How many different techniques do you think artist Winslow Homer used in Boy Hailing Schooners? How many colors do you think he used to create Boy Hailing Schooners?

Find out this answers to these and other questions with CAM Kids. Discover many different ways to watercolor, then try them out at home! Visit the full step-by-step CAM Kids activities guide here.

Homer’s The Life Line

Winslow Homer’s oil painting The Life Line, completed in 1884, was to become one of his best-known works—and it remains so to this day. While the storm-driven water and sky provide the drama, the title and its subjects provide the element of suspense (and suspension) made possible by an improved technology for transporting people from a wrecked ship to the shore. This was achieved by means of a life line fitted with a traveling conveyor for the survivors called a “breeches buoy.” In focusing on the buoy and its occupants however, Homer (justifiably) omitted the rest of the life line and the equipment needed to move buoy and passengers to safety.

Read more about The Life Line and the “breeches buoy” here.

Steps to a Successful Exhibit

The Cape Ann Museum has always shot for the moon. Over its five-month span, Homer at the Beach saw just under 25,000 guests visit the museum. That was roughly a 40% rise in the number of visitors over the same span of time the year before. Docent and staff led tours were overbooked, walking tours and schooner sails filled to capacity, and the gallery alive with excited visitors. 

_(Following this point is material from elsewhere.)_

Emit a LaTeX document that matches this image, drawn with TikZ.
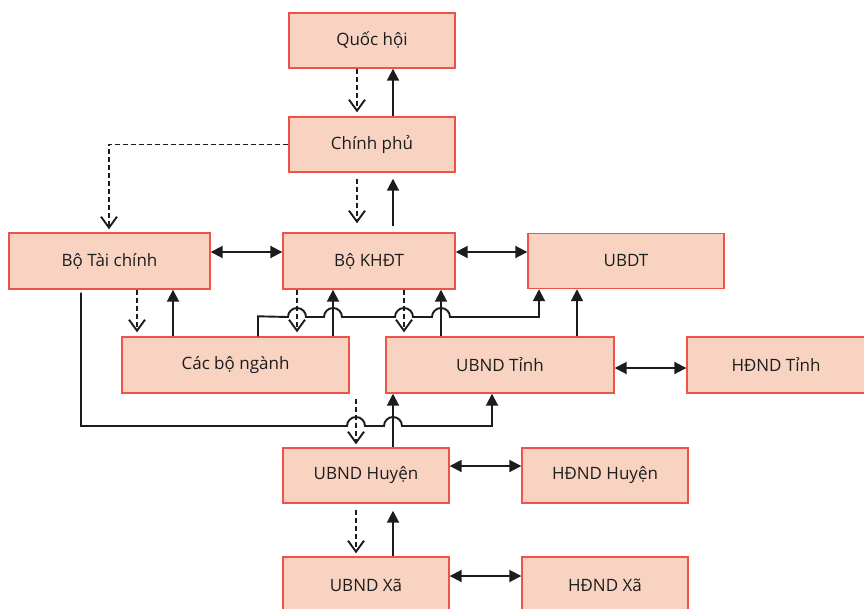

The public’s interest in seeing Winslow Homer’s work in the place where it was created was fully anticipated, and the Museum staff was engaged in planning for increased traffic months prior to the exhibit’s opening. Staffing levels in the reception area were increased, signage was added to allow for better flow through the Museum, and numbers of people in the galleries were carefully monitored and limited as necessary. 

The Cape Ann Museum looks forward to presenting exhibitions of a similar magnitude to Homer at the Beach in the future, and can’t wait to welcome familiar faces and new audiences with comparable planning and safety measures when they reopen to the public.